-- PROVIDED RECORDS start --

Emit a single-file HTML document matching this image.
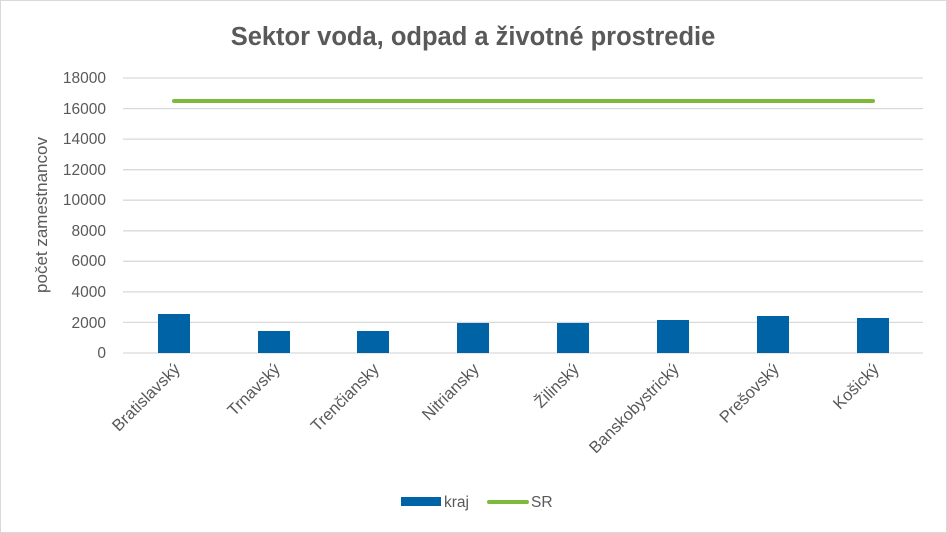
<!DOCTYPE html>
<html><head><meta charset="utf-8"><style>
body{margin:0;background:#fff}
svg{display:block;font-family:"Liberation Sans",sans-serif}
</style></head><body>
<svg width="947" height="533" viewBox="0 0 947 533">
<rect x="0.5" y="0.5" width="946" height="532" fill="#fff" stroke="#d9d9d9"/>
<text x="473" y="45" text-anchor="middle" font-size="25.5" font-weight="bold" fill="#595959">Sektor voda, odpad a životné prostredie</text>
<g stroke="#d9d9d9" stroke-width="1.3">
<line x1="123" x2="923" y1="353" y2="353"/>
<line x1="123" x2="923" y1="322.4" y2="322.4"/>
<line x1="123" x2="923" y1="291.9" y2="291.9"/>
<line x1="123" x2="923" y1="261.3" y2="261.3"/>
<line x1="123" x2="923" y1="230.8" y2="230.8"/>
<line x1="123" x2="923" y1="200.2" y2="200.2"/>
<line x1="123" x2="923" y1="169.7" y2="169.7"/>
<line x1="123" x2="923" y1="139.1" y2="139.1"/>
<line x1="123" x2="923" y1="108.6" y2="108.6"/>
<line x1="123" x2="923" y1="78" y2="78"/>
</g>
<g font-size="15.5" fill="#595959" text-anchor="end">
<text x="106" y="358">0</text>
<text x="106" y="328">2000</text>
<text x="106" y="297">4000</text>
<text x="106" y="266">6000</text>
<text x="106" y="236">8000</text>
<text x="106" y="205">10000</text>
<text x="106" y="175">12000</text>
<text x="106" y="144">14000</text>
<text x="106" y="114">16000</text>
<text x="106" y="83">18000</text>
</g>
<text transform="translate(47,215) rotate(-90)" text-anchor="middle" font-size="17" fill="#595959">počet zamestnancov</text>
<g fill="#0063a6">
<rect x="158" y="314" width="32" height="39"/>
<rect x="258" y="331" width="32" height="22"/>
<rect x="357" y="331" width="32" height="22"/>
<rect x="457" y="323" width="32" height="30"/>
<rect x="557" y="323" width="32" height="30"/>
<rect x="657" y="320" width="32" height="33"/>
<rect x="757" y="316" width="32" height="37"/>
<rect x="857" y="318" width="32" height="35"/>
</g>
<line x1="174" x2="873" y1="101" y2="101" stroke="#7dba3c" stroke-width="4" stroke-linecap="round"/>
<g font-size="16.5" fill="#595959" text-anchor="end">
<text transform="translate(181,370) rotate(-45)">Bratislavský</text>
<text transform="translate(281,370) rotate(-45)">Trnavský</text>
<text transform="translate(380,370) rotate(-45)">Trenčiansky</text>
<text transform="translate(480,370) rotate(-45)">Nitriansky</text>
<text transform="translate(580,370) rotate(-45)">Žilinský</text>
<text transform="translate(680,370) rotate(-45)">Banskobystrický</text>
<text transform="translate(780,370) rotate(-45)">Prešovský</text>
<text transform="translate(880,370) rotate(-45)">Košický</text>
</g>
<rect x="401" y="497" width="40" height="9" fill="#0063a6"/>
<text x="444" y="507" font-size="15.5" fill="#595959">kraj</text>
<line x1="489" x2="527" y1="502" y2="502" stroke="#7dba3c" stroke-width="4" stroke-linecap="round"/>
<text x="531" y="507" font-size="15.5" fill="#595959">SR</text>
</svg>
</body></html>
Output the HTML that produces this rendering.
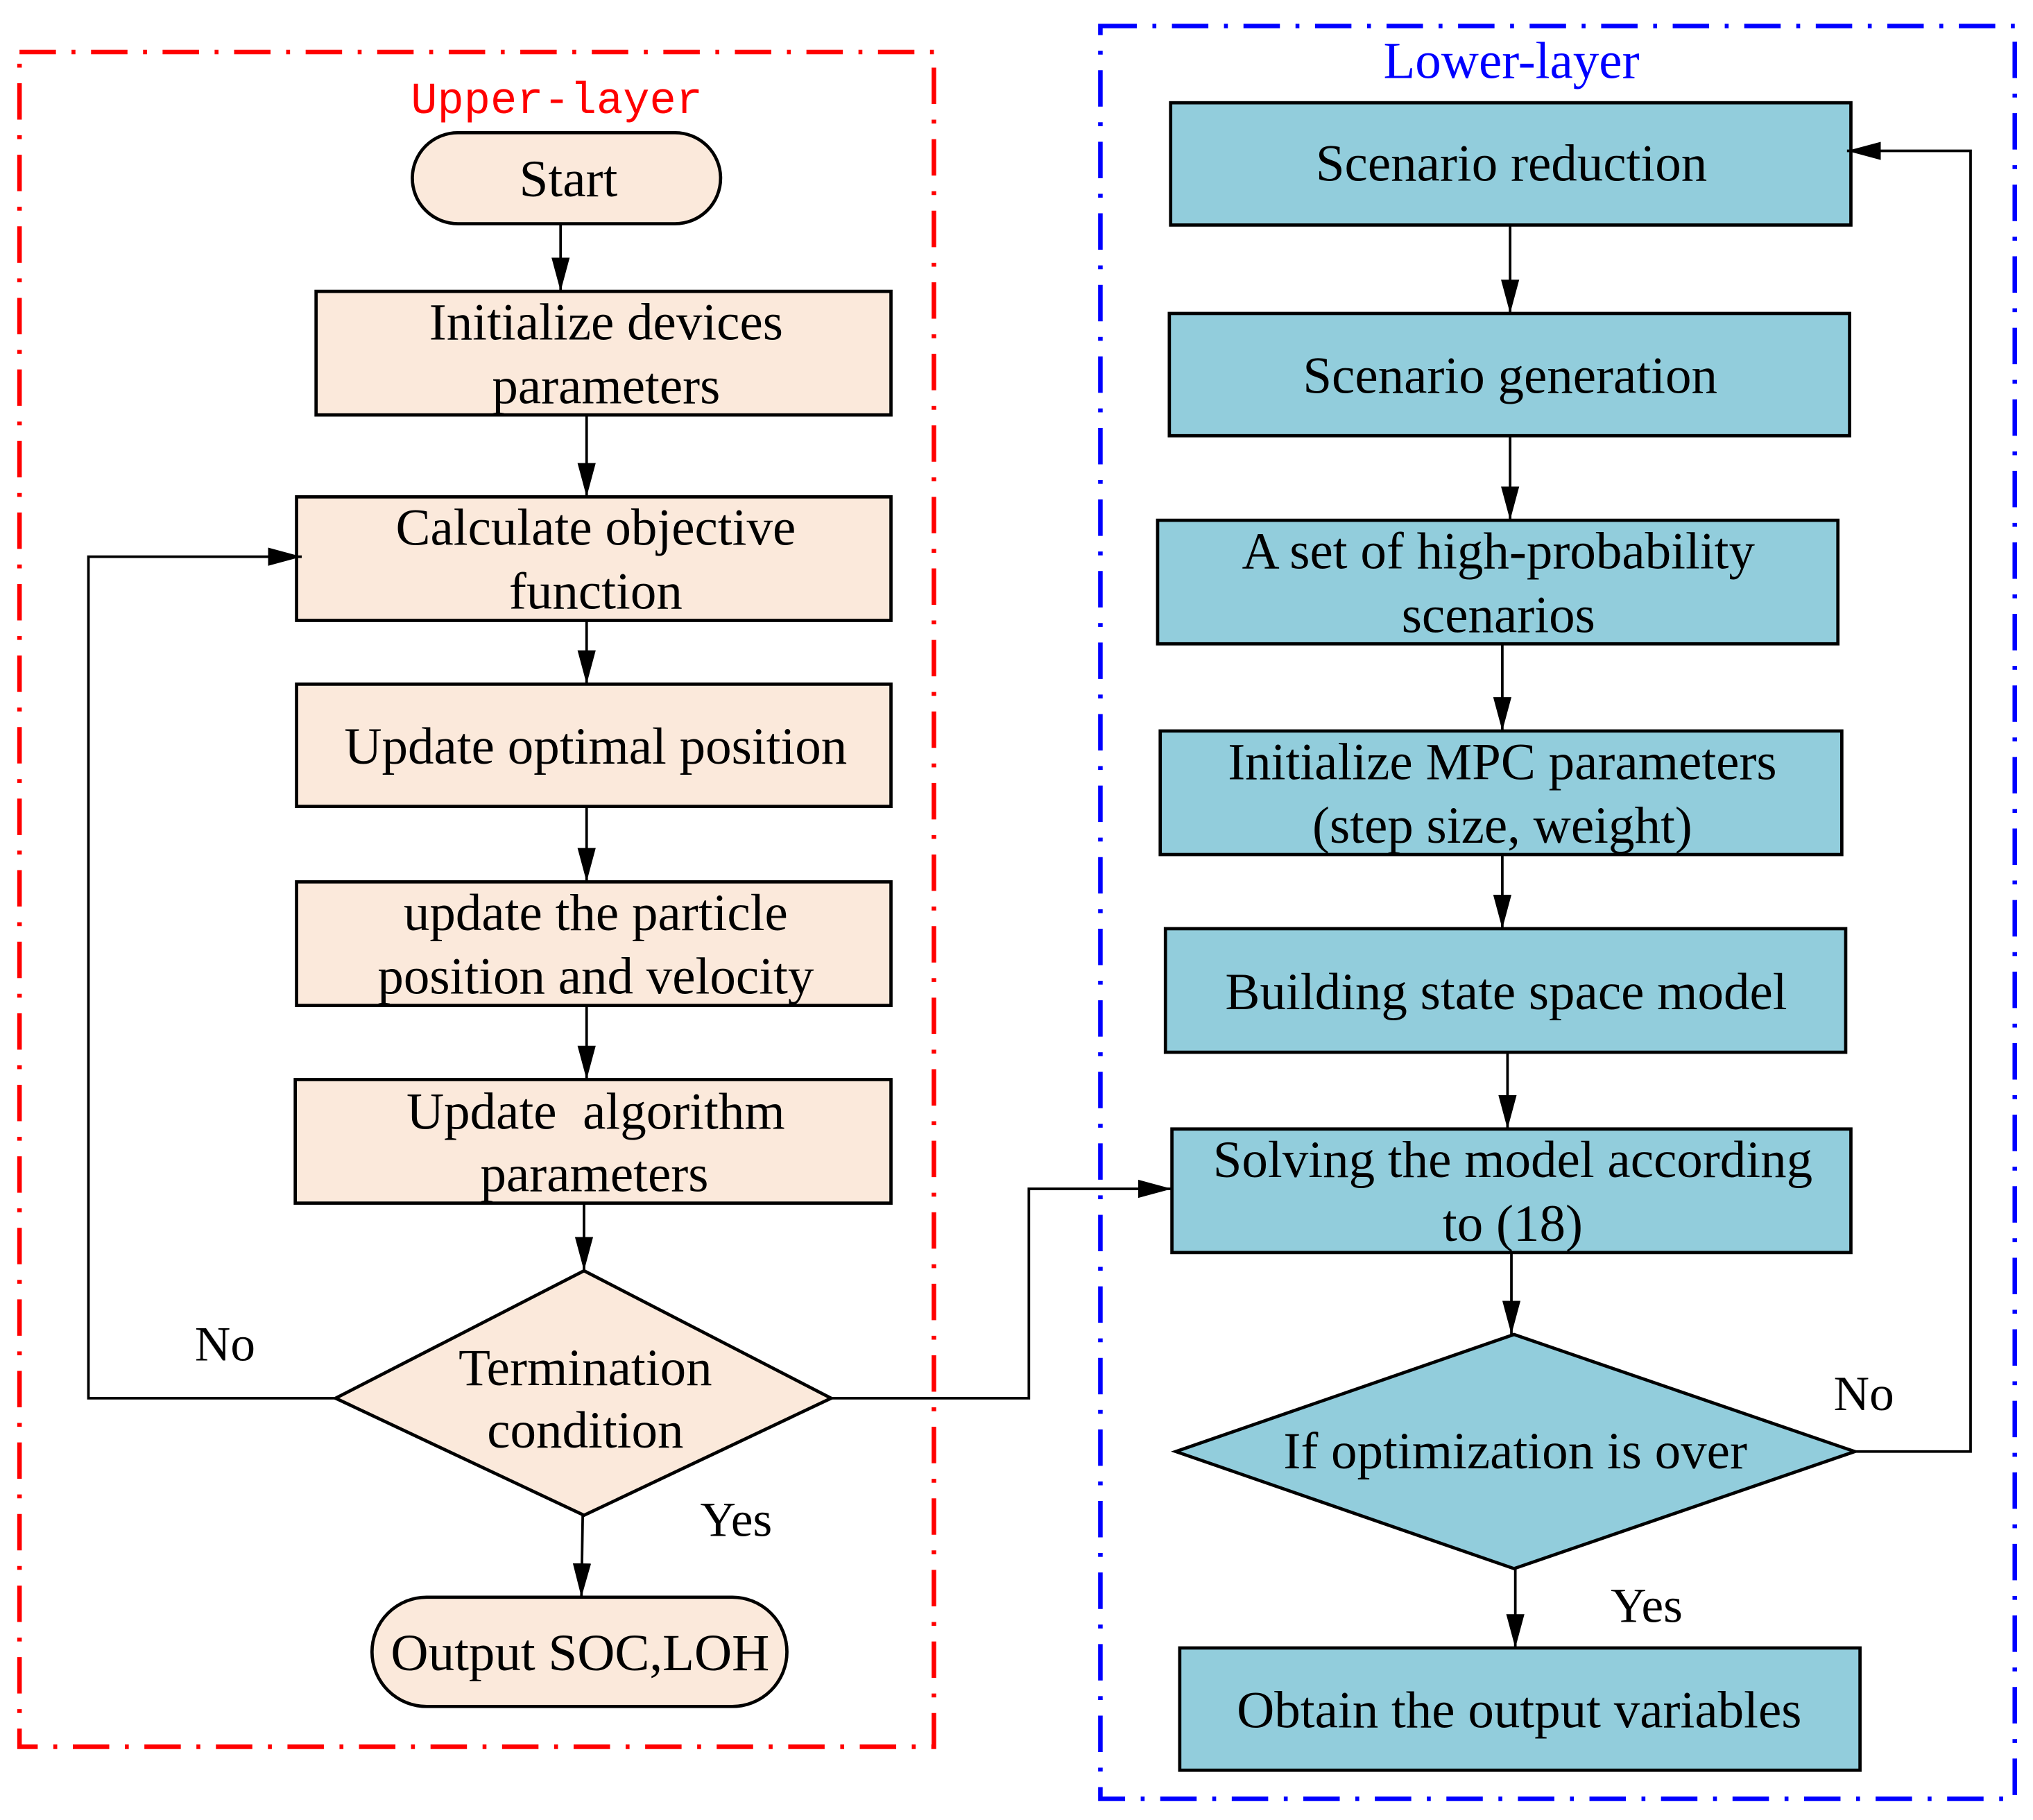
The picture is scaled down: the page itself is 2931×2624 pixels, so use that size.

-- PROVIDED RECORDS end --

| WHAT NEEDS TO BE DONE |
Your task is to repeat the data above exactly while excluding the pictures.

| SOLUTION FOR THIS EXERCISE |
Emit a single-file HTML document matching this image.
<!DOCTYPE html>
<html><head><meta charset="utf-8"><style>
body{margin:0;background:#fff}
svg{display:block;font-family:"Liberation Sans",sans-serif}
</style></head><body>
<svg width="947" height="533" viewBox="0 0 947 533">
<rect x="0.5" y="0.5" width="946" height="532" fill="#fff" stroke="#d9d9d9"/>
<text x="473" y="45" text-anchor="middle" font-size="25.5" font-weight="bold" fill="#595959">Sektor voda, odpad a životné prostredie</text>
<g stroke="#d9d9d9" stroke-width="1.3">
<line x1="123" x2="923" y1="353" y2="353"/>
<line x1="123" x2="923" y1="322.4" y2="322.4"/>
<line x1="123" x2="923" y1="291.9" y2="291.9"/>
<line x1="123" x2="923" y1="261.3" y2="261.3"/>
<line x1="123" x2="923" y1="230.8" y2="230.8"/>
<line x1="123" x2="923" y1="200.2" y2="200.2"/>
<line x1="123" x2="923" y1="169.7" y2="169.7"/>
<line x1="123" x2="923" y1="139.1" y2="139.1"/>
<line x1="123" x2="923" y1="108.6" y2="108.6"/>
<line x1="123" x2="923" y1="78" y2="78"/>
</g>
<g font-size="15.5" fill="#595959" text-anchor="end">
<text x="106" y="358">0</text>
<text x="106" y="328">2000</text>
<text x="106" y="297">4000</text>
<text x="106" y="266">6000</text>
<text x="106" y="236">8000</text>
<text x="106" y="205">10000</text>
<text x="106" y="175">12000</text>
<text x="106" y="144">14000</text>
<text x="106" y="114">16000</text>
<text x="106" y="83">18000</text>
</g>
<text transform="translate(47,215) rotate(-90)" text-anchor="middle" font-size="17" fill="#595959">počet zamestnancov</text>
<g fill="#0063a6">
<rect x="158" y="314" width="32" height="39"/>
<rect x="258" y="331" width="32" height="22"/>
<rect x="357" y="331" width="32" height="22"/>
<rect x="457" y="323" width="32" height="30"/>
<rect x="557" y="323" width="32" height="30"/>
<rect x="657" y="320" width="32" height="33"/>
<rect x="757" y="316" width="32" height="37"/>
<rect x="857" y="318" width="32" height="35"/>
</g>
<line x1="174" x2="873" y1="101" y2="101" stroke="#7dba3c" stroke-width="4" stroke-linecap="round"/>
<g font-size="16.5" fill="#595959" text-anchor="end">
<text transform="translate(181,370) rotate(-45)">Bratislavský</text>
<text transform="translate(281,370) rotate(-45)">Trnavský</text>
<text transform="translate(380,370) rotate(-45)">Trenčiansky</text>
<text transform="translate(480,370) rotate(-45)">Nitriansky</text>
<text transform="translate(580,370) rotate(-45)">Žilinský</text>
<text transform="translate(680,370) rotate(-45)">Banskobystrický</text>
<text transform="translate(780,370) rotate(-45)">Prešovský</text>
<text transform="translate(880,370) rotate(-45)">Košický</text>
</g>
<rect x="401" y="497" width="40" height="9" fill="#0063a6"/>
<text x="444" y="507" font-size="15.5" fill="#595959">kraj</text>
<line x1="489" x2="527" y1="502" y2="502" stroke="#7dba3c" stroke-width="4" stroke-linecap="round"/>
<text x="531" y="507" font-size="15.5" fill="#595959">SR</text>
</svg>
</body></html>
Output the HTML that produces this rendering.
The picture is scaled down: the page itself is 2931×2624 pixels, so use that size.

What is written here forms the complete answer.